ALBUQUERQUE – University of New Mexico scientists and clinical staff have started to sterilize and reuse single-use personal protective equipment, joining other universities and hospitals around the country in an effort to salvage dwindling supplies amid the coronavirus pandemic.
Medical facilities across the country are looking for alternative gear, while others are using a sterilization technique to help with decreasing supplies critical in keeping health professionals and patients safe, KOAT-TV reported.
For most people, the new coronavirus causes mild or moderate symptoms, such as fever and cough that clear up in two to three weeks. For some, especially older adults and people with existing health problems, it can cause more severe illness, including pneumonia and death.

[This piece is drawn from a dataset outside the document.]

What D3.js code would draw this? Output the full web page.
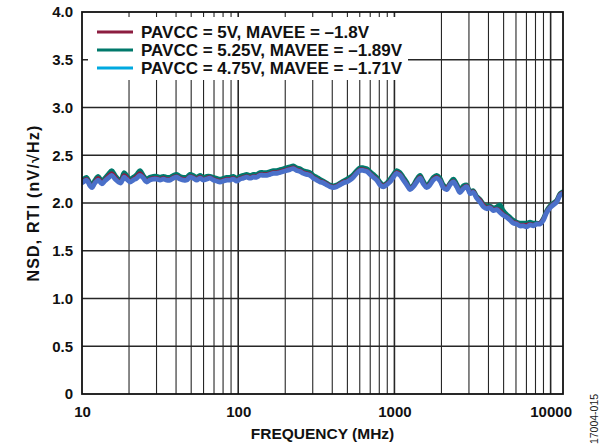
<!DOCTYPE html>
<html>
<head>
<meta charset="utf-8">
<script src="https://cdn.jsdelivr.net/npm/d3@7"></script>
<style>
  html, body { margin: 0; padding: 0; background: #fff; }
  svg { display: block; }
  text { font-family: "Liberation Sans", Arial, Helvetica, sans-serif; }
</style>
</head>
<body>
<svg id="chart" width="600" height="448"></svg>
<script>
// Frequency points (MHz) shared by all three traces
const freq = [
  10, 10.2, 10.7, 11.25, 11.6, 12.1, 12.7, 13.4, 14.0, 14.7,
  15.5, 16.3, 17.1, 17.7, 18.6, 19.3, 20.3, 21.3, 22.4, 23.5,
  24.7, 25.9, 27.2, 28.6, 30.1, 31.6, 33.2, 34.8, 36.6, 38.4,
  40.4, 42.4, 44.5, 46.8, 49.1, 51.6, 54.2, 56.9, 59.8, 62.8,
  66.0, 69.3, 72.8, 76.4, 80.3, 84.4, 88.6, 93.1, 97.8, 102.7,
  107.9, 113.3, 119, 125, 131.3, 137.9, 144.9, 152.2, 159.8, 167.9,
  176.3, 185.2, 194.5, 204.3, 214.6, 225.4, 236.7, 248.7, 261.2, 274.4,
  288.2, 302.7, 317.9, 334, 350.8, 368.5, 387, 406.5, 427, 448.4,
  471, 494.8, 519.7, 545.9, 573.3, 602.2, 632.6, 664.5, 698, 733.1,
  770, 808.8, 849.6, 892.4, 937.2, 984.5, 1034, 1086, 1141, 1198,
  1259, 1322, 1389, 1459, 1532, 1609, 1690, 1776, 1865, 1959,
  2058, 2161, 2270, 2384, 2504, 2630, 2763, 2902, 3048, 3201,
  3363, 3532, 3710, 3896, 4093, 4299, 4515, 4743, 4981, 5232,
  5496, 5772, 6063, 6368, 6688, 7025, 7379, 7751, 8141, 8551,
  8982, 9436, 9912, 10411, 10935, 11486, 12000
];

// NSD, RTI (nV/rtHz): PAVCC = 5V, MAVEE = -1.8V
const nsdNominal = [
  2.22, 2.23, 2.25, 2.19, 2.17, 2.22, 2.26, 2.21, 2.24, 2.28,
  2.31, 2.27, 2.23, 2.22, 2.29, 2.27, 2.23, 2.25, 2.28, 2.31,
  2.27, 2.23, 2.25, 2.26, 2.26, 2.25, 2.26, 2.25, 2.25, 2.27,
  2.28, 2.26, 2.25, 2.25, 2.28, 2.27, 2.25, 2.27, 2.25, 2.26,
  2.27, 2.25, 2.24, 2.23, 2.24, 2.25, 2.25, 2.26, 2.24, 2.26,
  2.27, 2.28, 2.27, 2.28, 2.28, 2.30, 2.30, 2.30, 2.31, 2.32,
  2.32, 2.33, 2.34, 2.35, 2.36, 2.37, 2.35, 2.34, 2.32, 2.31,
  2.30, 2.27, 2.25, 2.23, 2.22, 2.20, 2.18, 2.17, 2.18, 2.20,
  2.22, 2.23, 2.25, 2.28, 2.32, 2.35, 2.35, 2.34, 2.31, 2.28,
  2.25, 2.20, 2.18, 2.20, 2.23, 2.28, 2.32, 2.30, 2.25, 2.20,
  2.15, 2.18, 2.23, 2.27, 2.21, 2.17, 2.20, 2.25, 2.27, 2.24,
  2.17, 2.16, 2.20, 2.23, 2.18, 2.12, 2.16, 2.18, 2.11, 2.12,
  2.06, 2.03, 1.98, 1.95, 1.96, 1.93, 1.94, 1.92, 1.88, 1.86,
  1.83, 1.80, 1.79, 1.77, 1.77, 1.77, 1.78, 1.77, 1.78, 1.79,
  1.83, 1.91, 1.96, 1.99, 2.02, 2.09, 2.11
];

// PAVCC = 5.25V, MAVEE = -1.89V
const nsdHigh = [
  2.24, 2.25, 2.27, 2.21, 2.19, 2.24, 2.28, 2.23, 2.26, 2.30,
  2.34, 2.29, 2.25, 2.24, 2.32, 2.29, 2.25, 2.27, 2.30, 2.34,
  2.29, 2.25, 2.27, 2.28, 2.28, 2.27, 2.28, 2.27, 2.27, 2.29,
  2.30, 2.28, 2.27, 2.27, 2.30, 2.29, 2.27, 2.29, 2.27, 2.28,
  2.28, 2.27, 2.26, 2.25, 2.26, 2.27, 2.27, 2.28, 2.26, 2.28,
  2.29, 2.30, 2.29, 2.30, 2.30, 2.32, 2.32, 2.32, 2.33, 2.34,
  2.34, 2.35, 2.36, 2.37, 2.38, 2.39, 2.37, 2.36, 2.34, 2.33,
  2.32, 2.29, 2.27, 2.25, 2.23, 2.21, 2.19, 2.18, 2.19, 2.21,
  2.23, 2.25, 2.27, 2.30, 2.34, 2.37, 2.37, 2.36, 2.33, 2.30,
  2.27, 2.22, 2.19, 2.21, 2.25, 2.30, 2.34, 2.32, 2.27, 2.22,
  2.16, 2.19, 2.25, 2.29, 2.23, 2.18, 2.22, 2.27, 2.29, 2.26,
  2.19, 2.16, 2.21, 2.25, 2.20, 2.14, 2.18, 2.19, 2.12, 2.13,
  2.07, 2.04, 1.99, 1.97, 1.97, 1.95, 1.96, 1.98, 1.92, 1.88,
  1.85, 1.82, 1.80, 1.79, 1.79, 1.79, 1.80, 1.79, 1.79, 1.79,
  1.84, 1.92, 1.97, 2.00, 2.03, 2.10, 2.12
];

// PAVCC = 4.75V, MAVEE = -1.71V
const nsdLow = [
  2.21, 2.22, 2.24, 2.18, 2.16, 2.21, 2.24, 2.20, 2.23, 2.26,
  2.29, 2.25, 2.22, 2.21, 2.27, 2.25, 2.22, 2.24, 2.26, 2.29,
  2.26, 2.22, 2.24, 2.25, 2.25, 2.24, 2.25, 2.24, 2.24, 2.26,
  2.27, 2.25, 2.24, 2.24, 2.27, 2.26, 2.24, 2.26, 2.24, 2.25,
  2.26, 2.24, 2.23, 2.22, 2.23, 2.24, 2.24, 2.25, 2.23, 2.25,
  2.26, 2.27, 2.26, 2.27, 2.27, 2.29, 2.29, 2.29, 2.30, 2.31,
  2.31, 2.32, 2.33, 2.34, 2.35, 2.36, 2.34, 2.33, 2.31, 2.30,
  2.29, 2.26, 2.24, 2.22, 2.21, 2.19, 2.17, 2.16, 2.17, 2.19,
  2.21, 2.22, 2.24, 2.27, 2.31, 2.34, 2.34, 2.33, 2.30, 2.27,
  2.24, 2.19, 2.17, 2.19, 2.22, 2.27, 2.31, 2.29, 2.24, 2.19,
  2.14, 2.17, 2.22, 2.26, 2.20, 2.16, 2.19, 2.24, 2.26, 2.23,
  2.16, 2.14, 2.19, 2.22, 2.17, 2.11, 2.15, 2.17, 2.10, 2.11,
  2.05, 2.01, 1.96, 1.94, 1.95, 1.92, 1.93, 1.90, 1.87, 1.85,
  1.82, 1.79, 1.78, 1.76, 1.76, 1.75, 1.77, 1.76, 1.78, 1.78,
  1.82, 1.90, 1.95, 1.98, 2.01, 2.08, 2.10
];

const seriesNames = [
  "PAVCC = 5V, MAVEE = \u20131.8V",
  "PAVCC = 5.25V, MAVEE = \u20131.89V",
  "PAVCC = 4.75V, MAVEE = \u20131.71V"
];
const legendColors = ["#8c1d40", "#00796b", "#00a9e0"];
const traceColors = ["#8c1d40", "#00796b", "#4a70c9"];

const xTickValues = [10, 100, 1000, 10000];
const yTickValues = [0, 0.5, 1.0, 1.5, 2.0, 2.5, 3.0, 3.5, 4.0];
const yTickLabels = ["0", "0.5", "1.0", "1.5", "2.0", "2.5", "3.0", "3.5", "4.0"];

const xTitle = "FREQUENCY (MHz)";
const yTitle = "NSD, RTI (nV/\u221AHz)";
const figureId = "17004-015";

// ---- layout ----
const svg = d3.select("#chart");
const m = { left: 82, right: 37, top: 12, bottom: 54 };
const W = 600, H = 448;
const plotW = W - m.left - m.right;
const plotH = H - m.top - m.bottom;

const x = d3.scaleLog().domain([10, 12000]).range([m.left, m.left + plotW]);
const y = d3.scaleLinear().domain([0, 4]).range([m.top + plotH, m.top]);

const gridColor = "#262626";

// vertical grid (1-2-...-9 per decade)
const vLines = [];
for (let dec = 10; dec <= 10000; dec *= 10) {
  for (let k = 1; k <= 9; k++) {
    const f = dec * k;
    if (f > 10 && f < 12000) vLines.push({ f, major: k === 1 });
  }
}
svg.append("g").selectAll("line").data(vLines).join("line")
  .attr("x1", d => x(d.f)).attr("x2", d => x(d.f))
  .attr("y1", y(4)).attr("y2", y(0))
  .attr("stroke", gridColor)
  .attr("stroke-width", d => d.major ? 1.6 : 1.1);

// horizontal grid
svg.append("g").selectAll("line").data(yTickValues.filter(v => v > 0 && v < 4)).join("line")
  .attr("x1", x(10)).attr("x2", x(12000))
  .attr("y1", d => y(d)).attr("y2", d => y(d))
  .attr("stroke", gridColor).attr("stroke-width", 1.3);

// traces
svg.append("clipPath").attr("id", "plotClip").append("rect")
  .attr("x", m.left).attr("y", m.top).attr("width", plotW).attr("height", plotH);

const line = d3.line()
  .x(d => x(d[0])).y(d => y(d[1]))
  .curve(d3.curveCatmullRom.alpha(0.5));

const traces = [
  { values: nsdHigh, color: traceColors[1], width: 4.6 },
  { values: nsdNominal, color: traceColors[0], width: 4.2 },
  { values: nsdLow, color: traceColors[2], width: 4.8 }
];
const traceG = svg.append("g").attr("clip-path", "url(#plotClip)");
traces.forEach(t => {
  traceG.append("path")
    .datum(d3.zip(freq, t.values))
    .attr("d", line)
    .attr("fill", "none")
    .attr("stroke", t.color)
    .attr("stroke-width", t.width)
    .attr("stroke-linejoin", "round")
    .attr("stroke-linecap", "round");
});

// legend (white panel over grid)
const lg = svg.append("g");
lg.append("rect")
  .attr("x", m.left + 6).attr("y", m.top + 5)
  .attr("width", 320).attr("height", 63)
  .attr("fill", "#fff");
seriesNames.forEach((name, i) => {
  const ly = 32 + i * 18;
  lg.append("line")
    .attr("x1", 97).attr("x2", 133).attr("y1", ly).attr("y2", ly)
    .attr("stroke", legendColors[i]).attr("stroke-width", 3.2);
  lg.append("text")
    .attr("x", 141).attr("y", ly + 6)
    .attr("font-size", 17).attr("font-weight", "bold")
    .attr("fill", "#111")
    .text(name);
});

// frame
svg.append("rect")
  .attr("x", m.left).attr("y", m.top).attr("width", plotW).attr("height", plotH)
  .attr("fill", "none").attr("stroke", "#111").attr("stroke-width", 1.8);

// axes (labels only; grid supplies the ticks)
const xAxis = d3.axisBottom(x).tickValues(xTickValues).tickFormat(d3.format("d")).tickSize(0).tickPadding(12);
const xg = svg.append("g").attr("transform", `translate(0,${m.top + plotH})`).call(xAxis);
xg.select(".domain").remove();
xg.selectAll("text").attr("font-size", 15).attr("font-weight", "bold").attr("fill", "#111")
  .attr("font-family", "Liberation Sans, Arial, sans-serif");

const yAxis = d3.axisLeft(y).tickValues(yTickValues)
  .tickFormat((d, i) => yTickLabels[i]).tickSize(0).tickPadding(9);
const yg = svg.append("g").attr("transform", `translate(${m.left},0)`).call(yAxis);
yg.select(".domain").remove();
yg.selectAll("text").attr("font-size", 15).attr("font-weight", "bold").attr("fill", "#111")
  .attr("font-family", "Liberation Sans, Arial, sans-serif");

// titles
svg.append("text")
  .attr("x", m.left + plotW / 2).attr("y", 439)
  .attr("text-anchor", "middle")
  .attr("font-size", 15.5).attr("font-weight", "bold").attr("fill", "#111")
  .text(xTitle);

svg.append("text")
  .attr("transform", `translate(39,${m.top + plotH / 2}) rotate(-90)`)
  .attr("text-anchor", "middle")
  .attr("font-size", 16).attr("font-weight", "bold").attr("fill", "#111")
  .attr("letter-spacing", 1.2)
  .text(yTitle);

svg.append("text")
  .attr("transform", "translate(598,419) rotate(-90)")
  .attr("text-anchor", "middle")
  .attr("font-size", 10.5).attr("fill", "#222")
  .text(figureId);
</script>
</body>
</html>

Personal protective equipment is running in short supply as an increasing number of people contract COVID-19, threatening employees at medical facilities around the world, officials said.
“When the virus goes into a specific geographic region, PPE gets utilized very quickly,” professor of medicine D.J. Perkins said. “There is a PPE crisis in many places around the country.”
Health care providers have used a method to sterilize and reuse protective gear for the last three weeks, an idea that came from the University of Nebraska Medical Center, Perkins said.
“We began investigating in late February, vaporized hydrogen peroxide, because the hydrogen peroxide vapor can penetrate the environment quite well,” Perkins said. “We believe that it can get into the crevices and different layers of the mask.”
The process can take up to four hours, but 1,000 masks can be sterilized at a time, officials said.
“You can essentially process around 3,000 masks per day,” Perkins said, adding that N95 masks and protective eyewear can be repurposed up to 20 times.